PubMed 23978788

Referenced in Channelpedia wiki pages of: none

Automatically associated channels: KCNQ1 , Kv7.1

Title: New satiety hormone nesfatin-1 protects gastric mucosa against stress-induced injury: mechanistic roles of prostaglandins, nitric oxide, sensory nerves and vanilloid receptors.
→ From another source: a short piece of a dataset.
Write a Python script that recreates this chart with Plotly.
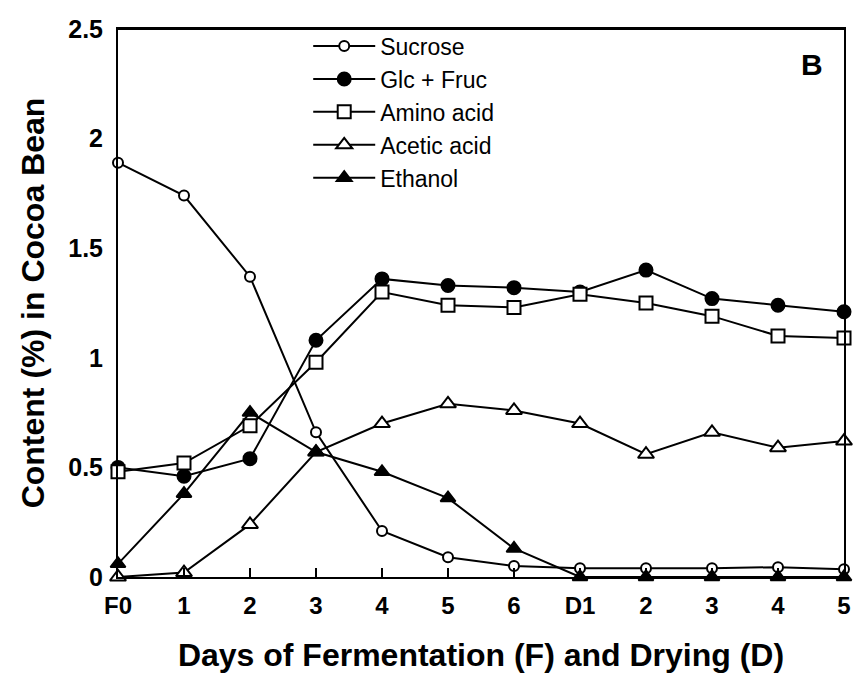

Authors: Alexandra Szlachcic, Zbigniew Sliwowski, Gracjana Krzysiek-Maczka, Jolanta Majka, Marcin Surmiak, Robert Pajdo, Danuta Drozdowicz, Stanislaw J Konturek, Tomasz Brzozowski

Journal, date & volume: Peptides, 2013 Nov , 49, 9-20

PubMed link:

Nesfatin-1 belongs to a family of anorexigenic peptides, which are responsible for satiety and are identified in the neurons and endocrine cells within the gut. These peptides have been implicated in the control of food intake; however, very little is known concerning its contribution to gastric secretion and gastric mucosal integrity. In this study the effects of nesfatin-1 on gastric secretion and gastric lesions induced in rats by 3.5h of water immersion and restraint stress (WRS) were determined. Exogenous nesfatin-1 (5-40μg/kg i.p.) significantly decreased gastric acid secretion and attenuated gastric lesions induced by WRS, and this was accompanied by a significant rise in plasma NUCB2/nefatin-1 levels, the gastric mucosal blood flow (GBF), luminal NO concentration, generation of PGE2 in the gastric mucosa, an overexpression of mRNA for NUBC2 and cNOS, as well as a suppression of iNOS and proinflammatory cytokine IL-1β and TNF-α mRNAs. Nesfatin-1-induced protection was attenuated by suppression of COX-1 and COX-2 activity, the inhibition of NOS with L-NNA, the deactivation of afferent nerves with neurotoxic doses of capsaicin, and the pretreatment with capsazepine to inhibit vanilloid VR1 receptors. This study shows for the first time that nesfatin-1 exerts a potent protective action in the stomach of rats exposed to WRS and these effects depend upon decrease in gastric secretion, hyperemia mediated by COX-PG and NOS-NO systems, the activation of vagal and sensory nerves and vanilloid receptors.